In due grafici possiamo dimostrarvi come il valore record raggiunto dall’S&P 500 in America non sia affatto preoccupante, chi parla di “Wall Street bubble” non tiene in considerazione dei fattori fondamentali
Siamo un po’ stufi di ripeterci, ma con questo post speriamo di mettere fine alle convinzioni di chi sostiene che Wall Street sia in bolla.
Un primo tentativo di spiegare perchè la Borsa Americana non sia a livelli troppo alti l’avevamo fatto parlando di inflazione, oggi ci concentriamo su quello che è, in fondo, il vero motore della Borsa.
Il PIL ? Il tasso di disoccupazione ? La cattiva speculazione ? Nulla di tutto questo, parliamo dello stato di salute dei conti delle società quotate.
Cominciamo subito col chiarire perchè l’S&P 500 non è in bolla:
L’ultima bolla speculativa che Wall Street ha avuto è stata la cosiddetta “bolla dot com“, cioè quella delle società più tecnologiche quotate in America.
In blu vedete l’andamento storico dell’S&P 500, in verde invece abbiamo l’indicatore TTM sui guadagni delle società (per la nozione teorica rimandiamo a questo indirizzo).
A rigor di logica, un indice è in bolla quando viene quotato ad un prezzo troppo alto rispetto al suo reale valore, ma qual è questo valore ? Su questo punto ci sono tante scuole di pensiero ed il dibattito sarà sempre aperto, ma il TTM Earnings sembra essere un buon indicatore. Il punto è semplice, guardate il momento dello scoppio della bolla dot com nel 2000, l’S&P 500 era quotato ad un livello spaventosamente elevato rispetto agli effettivi guadagni medi delle società quotate.
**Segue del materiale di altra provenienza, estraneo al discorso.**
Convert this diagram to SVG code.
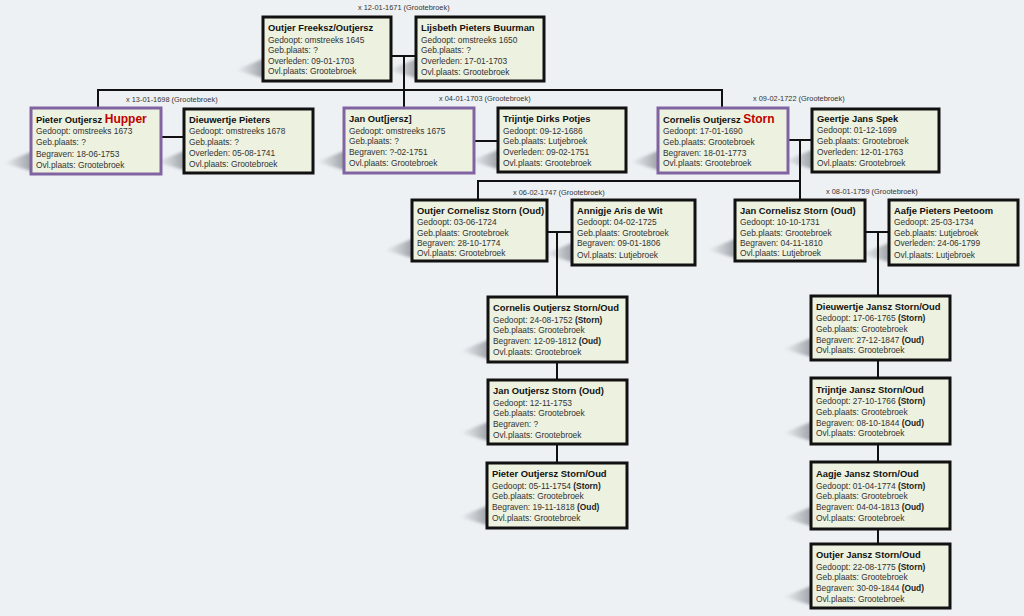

Risultato: il mercato se ne accorge con le prime trimestrali deludenti nel settore tecnologico e la bolla esplode presto.
Ad oggi, 22 Ottobre 2013, l’S&P 500 non pare essere affatto in bolla. Sì, ha raggiunto un prezzo da record storico, ma è anche vero che le società quotate oggi sono molto più in salute del passato.
Se questo non dovesse bastarvi, possiamo mostrarvi un interessante grafico di JP Morgan che introduce altri valori di confronto:
Prendiamo gli ultimi tre massimi: il 2000 (prima dello scoppio della bolla dot com), il 2007 (prima dell’esplosione della bolla immobiliare) e il 2013.
In questi tre momenti, l’S&P 500 ha raggiunto i 1527 punti, i 1565 e gli attuali 1682.
Il rapporto prezzo/utili forward si è ridotto nel tempo (se i prezzi sono mediamente aumentati, evidentemente gli utili (che stanno al denominatore) sono cresciuti ad un tasso maggiore del numeratore.
Il dividend yield è nettamente superiore al 2000 (è passato da 1,1% a 2,1%).
L’unica cosa che potrebbe lasciarvi perplessi (a ragione) è il tasso dei titoli di Stato a 10 anni. Dal 2000 ad oggi i rendimenti sono crollati in conseguenza al protagonismo della Federal Reserve nell’economia, per tale ragione crediamo che l’S&P 500 continuerà a registrare record su record fino a quando verrà il giorno del tapering o, addirittura, del rialzo dei tassi di interesse. Probabilmente, però, sarà solo una momentanea (ma pesante) correzione verso il basso.